▶ **WHAT THE EXERCISE ASKS**
Make an exact copy, from the records below, of the lines from the line containing "Reproduce this chart with matplotlib." to the line containing "2.95e12, 5.0e12, 8.7e12, 1.0e13]", both lines included, excluding pictures.

▶ **DATA FOR THIS TASK**
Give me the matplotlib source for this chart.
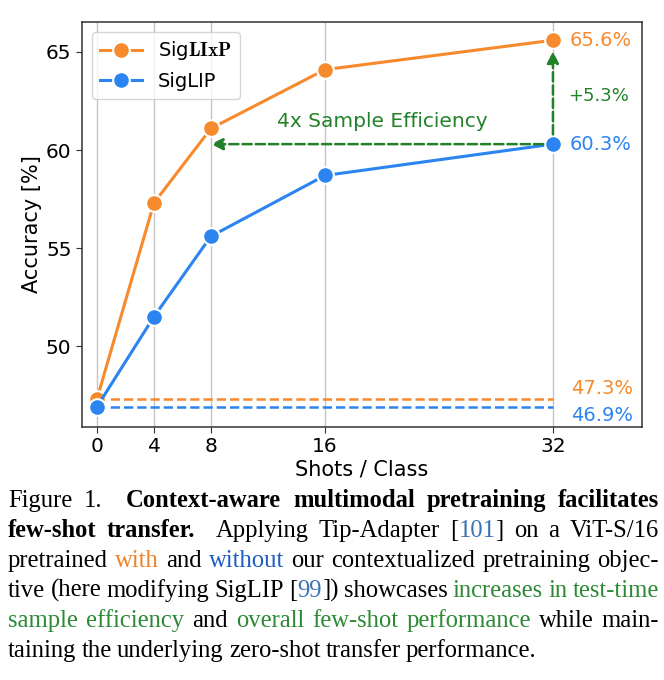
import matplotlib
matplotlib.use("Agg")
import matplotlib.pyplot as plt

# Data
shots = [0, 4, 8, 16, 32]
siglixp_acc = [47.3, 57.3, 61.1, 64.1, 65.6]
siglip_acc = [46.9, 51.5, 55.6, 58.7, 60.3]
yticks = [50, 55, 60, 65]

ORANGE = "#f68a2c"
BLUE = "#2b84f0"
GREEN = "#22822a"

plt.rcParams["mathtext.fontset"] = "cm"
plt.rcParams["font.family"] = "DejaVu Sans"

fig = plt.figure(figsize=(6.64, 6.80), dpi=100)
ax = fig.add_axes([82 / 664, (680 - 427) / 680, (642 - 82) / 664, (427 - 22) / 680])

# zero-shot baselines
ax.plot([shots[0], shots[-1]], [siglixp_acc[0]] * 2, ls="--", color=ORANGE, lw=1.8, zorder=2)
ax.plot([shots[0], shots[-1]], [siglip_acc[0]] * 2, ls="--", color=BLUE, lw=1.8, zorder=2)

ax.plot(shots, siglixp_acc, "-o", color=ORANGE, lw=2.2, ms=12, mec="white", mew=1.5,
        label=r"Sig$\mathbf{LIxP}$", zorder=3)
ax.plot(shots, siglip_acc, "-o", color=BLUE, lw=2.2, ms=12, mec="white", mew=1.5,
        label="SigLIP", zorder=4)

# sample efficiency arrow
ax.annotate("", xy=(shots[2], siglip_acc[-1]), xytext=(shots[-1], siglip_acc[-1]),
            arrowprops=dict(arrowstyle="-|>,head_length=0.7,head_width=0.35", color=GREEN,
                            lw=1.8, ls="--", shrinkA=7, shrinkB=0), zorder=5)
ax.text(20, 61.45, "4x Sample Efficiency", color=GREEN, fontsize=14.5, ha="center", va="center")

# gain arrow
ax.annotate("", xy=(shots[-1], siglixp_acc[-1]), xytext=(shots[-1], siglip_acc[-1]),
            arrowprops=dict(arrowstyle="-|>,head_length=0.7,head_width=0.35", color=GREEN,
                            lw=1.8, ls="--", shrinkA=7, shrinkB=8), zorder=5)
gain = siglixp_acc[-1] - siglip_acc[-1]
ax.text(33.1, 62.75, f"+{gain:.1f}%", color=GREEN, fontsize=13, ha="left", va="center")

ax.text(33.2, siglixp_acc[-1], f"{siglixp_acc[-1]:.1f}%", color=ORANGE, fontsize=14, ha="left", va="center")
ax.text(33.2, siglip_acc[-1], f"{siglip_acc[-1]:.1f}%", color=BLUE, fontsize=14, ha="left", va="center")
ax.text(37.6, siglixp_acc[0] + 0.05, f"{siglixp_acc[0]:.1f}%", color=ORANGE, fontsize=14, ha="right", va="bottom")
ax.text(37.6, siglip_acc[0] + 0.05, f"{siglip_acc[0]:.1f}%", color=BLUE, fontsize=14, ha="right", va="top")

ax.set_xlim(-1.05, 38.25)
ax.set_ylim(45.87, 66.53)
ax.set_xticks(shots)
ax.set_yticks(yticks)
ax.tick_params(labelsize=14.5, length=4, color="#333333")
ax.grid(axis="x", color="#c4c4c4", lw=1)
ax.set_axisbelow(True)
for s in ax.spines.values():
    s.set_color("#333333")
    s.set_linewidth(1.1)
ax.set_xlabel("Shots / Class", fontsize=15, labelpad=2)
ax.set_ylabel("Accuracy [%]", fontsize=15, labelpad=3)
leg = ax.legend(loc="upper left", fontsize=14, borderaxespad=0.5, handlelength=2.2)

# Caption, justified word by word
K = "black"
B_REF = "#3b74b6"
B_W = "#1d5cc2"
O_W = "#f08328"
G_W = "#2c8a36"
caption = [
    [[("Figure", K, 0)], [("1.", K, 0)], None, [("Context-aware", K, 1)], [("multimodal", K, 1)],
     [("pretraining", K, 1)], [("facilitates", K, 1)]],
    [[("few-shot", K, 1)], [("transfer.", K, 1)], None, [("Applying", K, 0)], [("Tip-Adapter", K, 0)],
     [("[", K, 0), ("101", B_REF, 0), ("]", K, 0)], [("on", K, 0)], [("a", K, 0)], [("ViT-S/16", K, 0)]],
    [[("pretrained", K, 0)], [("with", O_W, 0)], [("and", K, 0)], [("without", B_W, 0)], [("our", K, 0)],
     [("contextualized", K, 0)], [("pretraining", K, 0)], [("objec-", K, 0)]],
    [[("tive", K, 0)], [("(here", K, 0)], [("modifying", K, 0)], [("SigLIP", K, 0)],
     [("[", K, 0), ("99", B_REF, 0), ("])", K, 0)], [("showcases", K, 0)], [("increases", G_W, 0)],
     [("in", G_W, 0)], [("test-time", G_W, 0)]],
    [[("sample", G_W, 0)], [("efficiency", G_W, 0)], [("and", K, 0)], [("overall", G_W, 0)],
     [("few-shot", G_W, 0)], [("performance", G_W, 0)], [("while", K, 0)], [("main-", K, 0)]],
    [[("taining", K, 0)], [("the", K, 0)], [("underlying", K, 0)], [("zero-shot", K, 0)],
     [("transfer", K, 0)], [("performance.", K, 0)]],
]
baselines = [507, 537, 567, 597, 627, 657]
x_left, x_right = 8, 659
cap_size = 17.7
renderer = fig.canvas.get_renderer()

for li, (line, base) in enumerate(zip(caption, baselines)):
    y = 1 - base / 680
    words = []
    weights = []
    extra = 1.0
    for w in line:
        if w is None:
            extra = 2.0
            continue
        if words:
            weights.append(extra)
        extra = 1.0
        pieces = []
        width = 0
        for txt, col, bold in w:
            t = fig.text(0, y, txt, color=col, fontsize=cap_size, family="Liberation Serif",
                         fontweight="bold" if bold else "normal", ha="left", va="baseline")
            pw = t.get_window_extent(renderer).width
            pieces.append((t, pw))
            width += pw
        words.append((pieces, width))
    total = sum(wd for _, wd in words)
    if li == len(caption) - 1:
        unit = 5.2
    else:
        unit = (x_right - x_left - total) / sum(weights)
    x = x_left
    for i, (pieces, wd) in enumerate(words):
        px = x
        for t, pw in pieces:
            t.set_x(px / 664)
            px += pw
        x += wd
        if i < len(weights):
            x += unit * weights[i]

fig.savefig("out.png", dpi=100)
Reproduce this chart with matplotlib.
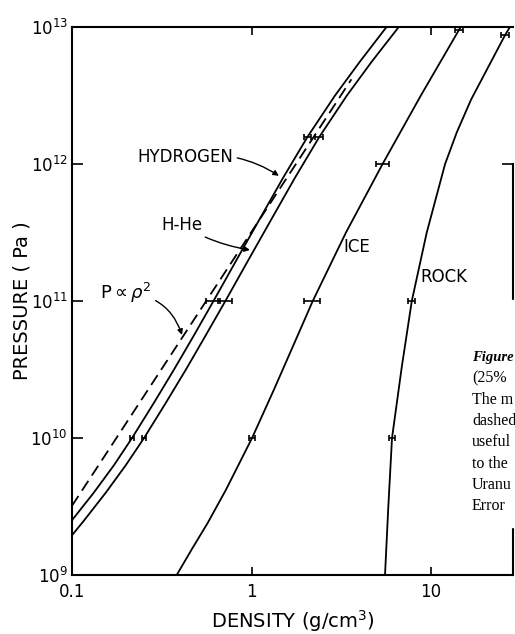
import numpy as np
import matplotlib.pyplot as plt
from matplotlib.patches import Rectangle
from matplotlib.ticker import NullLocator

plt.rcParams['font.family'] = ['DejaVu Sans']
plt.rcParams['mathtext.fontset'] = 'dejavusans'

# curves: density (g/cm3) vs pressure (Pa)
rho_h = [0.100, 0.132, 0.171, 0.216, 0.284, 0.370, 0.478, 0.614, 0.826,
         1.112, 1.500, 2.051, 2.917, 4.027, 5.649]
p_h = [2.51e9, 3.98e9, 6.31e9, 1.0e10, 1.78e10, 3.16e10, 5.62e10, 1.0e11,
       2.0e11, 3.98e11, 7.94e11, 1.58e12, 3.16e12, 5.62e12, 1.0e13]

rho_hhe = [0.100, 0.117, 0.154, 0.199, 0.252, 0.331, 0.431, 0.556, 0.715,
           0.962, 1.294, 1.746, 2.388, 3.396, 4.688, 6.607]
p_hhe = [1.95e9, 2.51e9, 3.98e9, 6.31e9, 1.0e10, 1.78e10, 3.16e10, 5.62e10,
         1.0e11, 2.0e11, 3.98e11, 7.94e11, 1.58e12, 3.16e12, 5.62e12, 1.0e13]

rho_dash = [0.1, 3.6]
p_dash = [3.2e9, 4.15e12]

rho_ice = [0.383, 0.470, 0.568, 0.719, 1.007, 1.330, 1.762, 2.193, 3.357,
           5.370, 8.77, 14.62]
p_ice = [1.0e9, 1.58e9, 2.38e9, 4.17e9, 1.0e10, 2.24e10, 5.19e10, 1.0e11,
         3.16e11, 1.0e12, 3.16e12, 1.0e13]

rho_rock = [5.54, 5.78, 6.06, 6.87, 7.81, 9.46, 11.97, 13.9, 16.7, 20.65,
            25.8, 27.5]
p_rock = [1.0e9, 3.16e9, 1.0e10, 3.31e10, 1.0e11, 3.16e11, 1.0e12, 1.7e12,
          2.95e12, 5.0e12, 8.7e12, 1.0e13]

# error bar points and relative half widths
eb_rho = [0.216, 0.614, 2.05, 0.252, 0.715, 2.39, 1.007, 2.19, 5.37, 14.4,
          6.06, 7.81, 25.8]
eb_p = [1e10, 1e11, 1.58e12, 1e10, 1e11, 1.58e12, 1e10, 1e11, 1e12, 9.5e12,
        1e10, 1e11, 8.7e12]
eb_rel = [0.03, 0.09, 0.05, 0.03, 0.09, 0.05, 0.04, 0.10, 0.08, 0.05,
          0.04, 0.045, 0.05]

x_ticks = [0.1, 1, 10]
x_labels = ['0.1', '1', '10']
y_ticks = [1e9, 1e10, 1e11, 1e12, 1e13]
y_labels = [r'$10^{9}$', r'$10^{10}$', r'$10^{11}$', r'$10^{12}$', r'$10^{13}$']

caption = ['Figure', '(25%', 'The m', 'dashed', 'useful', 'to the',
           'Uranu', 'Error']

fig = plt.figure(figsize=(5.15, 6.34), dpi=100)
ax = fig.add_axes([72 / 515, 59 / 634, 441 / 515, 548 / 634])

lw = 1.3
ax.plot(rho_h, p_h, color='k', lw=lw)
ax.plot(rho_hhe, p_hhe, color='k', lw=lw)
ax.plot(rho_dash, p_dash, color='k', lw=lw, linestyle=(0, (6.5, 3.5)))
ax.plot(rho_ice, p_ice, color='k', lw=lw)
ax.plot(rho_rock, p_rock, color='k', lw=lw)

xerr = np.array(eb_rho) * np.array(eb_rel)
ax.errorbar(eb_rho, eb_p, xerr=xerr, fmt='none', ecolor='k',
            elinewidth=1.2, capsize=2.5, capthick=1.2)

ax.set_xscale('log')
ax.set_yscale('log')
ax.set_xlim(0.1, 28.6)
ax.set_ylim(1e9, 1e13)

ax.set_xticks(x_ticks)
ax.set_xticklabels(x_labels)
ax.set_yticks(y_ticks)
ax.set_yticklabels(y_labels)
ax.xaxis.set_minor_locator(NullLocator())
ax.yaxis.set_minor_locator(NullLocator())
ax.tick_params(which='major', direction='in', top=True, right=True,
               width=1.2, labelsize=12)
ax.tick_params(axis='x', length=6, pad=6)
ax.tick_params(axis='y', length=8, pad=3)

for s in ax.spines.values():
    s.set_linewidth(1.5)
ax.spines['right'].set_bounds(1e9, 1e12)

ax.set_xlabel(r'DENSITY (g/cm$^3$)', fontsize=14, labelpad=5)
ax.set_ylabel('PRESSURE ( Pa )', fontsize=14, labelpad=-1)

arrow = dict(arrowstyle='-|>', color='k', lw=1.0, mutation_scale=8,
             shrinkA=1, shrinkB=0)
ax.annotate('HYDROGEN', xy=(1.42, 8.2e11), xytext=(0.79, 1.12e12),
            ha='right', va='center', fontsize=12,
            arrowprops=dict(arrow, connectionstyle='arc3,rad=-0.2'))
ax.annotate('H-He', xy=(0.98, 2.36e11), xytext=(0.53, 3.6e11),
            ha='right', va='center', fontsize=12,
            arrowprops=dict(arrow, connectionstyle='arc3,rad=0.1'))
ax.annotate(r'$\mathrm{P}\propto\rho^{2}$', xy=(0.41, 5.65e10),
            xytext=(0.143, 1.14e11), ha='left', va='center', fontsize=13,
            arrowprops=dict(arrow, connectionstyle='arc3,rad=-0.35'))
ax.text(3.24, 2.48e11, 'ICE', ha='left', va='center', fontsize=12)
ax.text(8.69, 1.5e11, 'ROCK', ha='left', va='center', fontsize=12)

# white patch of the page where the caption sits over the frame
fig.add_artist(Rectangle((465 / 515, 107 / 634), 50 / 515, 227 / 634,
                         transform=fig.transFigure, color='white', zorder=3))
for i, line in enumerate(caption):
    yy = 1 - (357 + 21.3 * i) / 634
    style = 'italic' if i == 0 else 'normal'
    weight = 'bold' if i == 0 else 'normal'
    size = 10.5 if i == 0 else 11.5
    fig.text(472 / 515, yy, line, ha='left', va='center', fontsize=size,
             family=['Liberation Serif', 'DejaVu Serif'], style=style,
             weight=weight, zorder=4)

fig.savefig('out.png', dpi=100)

▶ **FINISHED EXERCISE**
Reproduce this chart with matplotlib.
import numpy as np
import matplotlib.pyplot as plt
from matplotlib.patches import Rectangle
from matplotlib.ticker import NullLocator

plt.rcParams['font.family'] = ['DejaVu Sans']
plt.rcParams['mathtext.fontset'] = 'dejavusans'

# curves: density (g/cm3) vs pressure (Pa)
rho_h = [0.100, 0.132, 0.171, 0.216, 0.284, 0.370, 0.478, 0.614, 0.826,
         1.112, 1.500, 2.051, 2.917, 4.027, 5.649]
p_h = [2.51e9, 3.98e9, 6.31e9, 1.0e10, 1.78e10, 3.16e10, 5.62e10, 1.0e11,
       2.0e11, 3.98e11, 7.94e11, 1.58e12, 3.16e12, 5.62e12, 1.0e13]

rho_hhe = [0.100, 0.117, 0.154, 0.199, 0.252, 0.331, 0.431, 0.556, 0.715,
           0.962, 1.294, 1.746, 2.388, 3.396, 4.688, 6.607]
p_hhe = [1.95e9, 2.51e9, 3.98e9, 6.31e9, 1.0e10, 1.78e10, 3.16e10, 5.62e10,
         1.0e11, 2.0e11, 3.98e11, 7.94e11, 1.58e12, 3.16e12, 5.62e12, 1.0e13]

rho_dash = [0.1, 3.6]
p_dash = [3.2e9, 4.15e12]

rho_ice = [0.383, 0.470, 0.568, 0.719, 1.007, 1.330, 1.762, 2.193, 3.357,
           5.370, 8.77, 14.62]
p_ice = [1.0e9, 1.58e9, 2.38e9, 4.17e9, 1.0e10, 2.24e10, 5.19e10, 1.0e11,
         3.16e11, 1.0e12, 3.16e12, 1.0e13]

rho_rock = [5.54, 5.78, 6.06, 6.87, 7.81, 9.46, 11.97, 13.9, 16.7, 20.65,
            25.8, 27.5]
p_rock = [1.0e9, 3.16e9, 1.0e10, 3.31e10, 1.0e11, 3.16e11, 1.0e12, 1.7e12,
          2.95e12, 5.0e12, 8.7e12, 1.0e13]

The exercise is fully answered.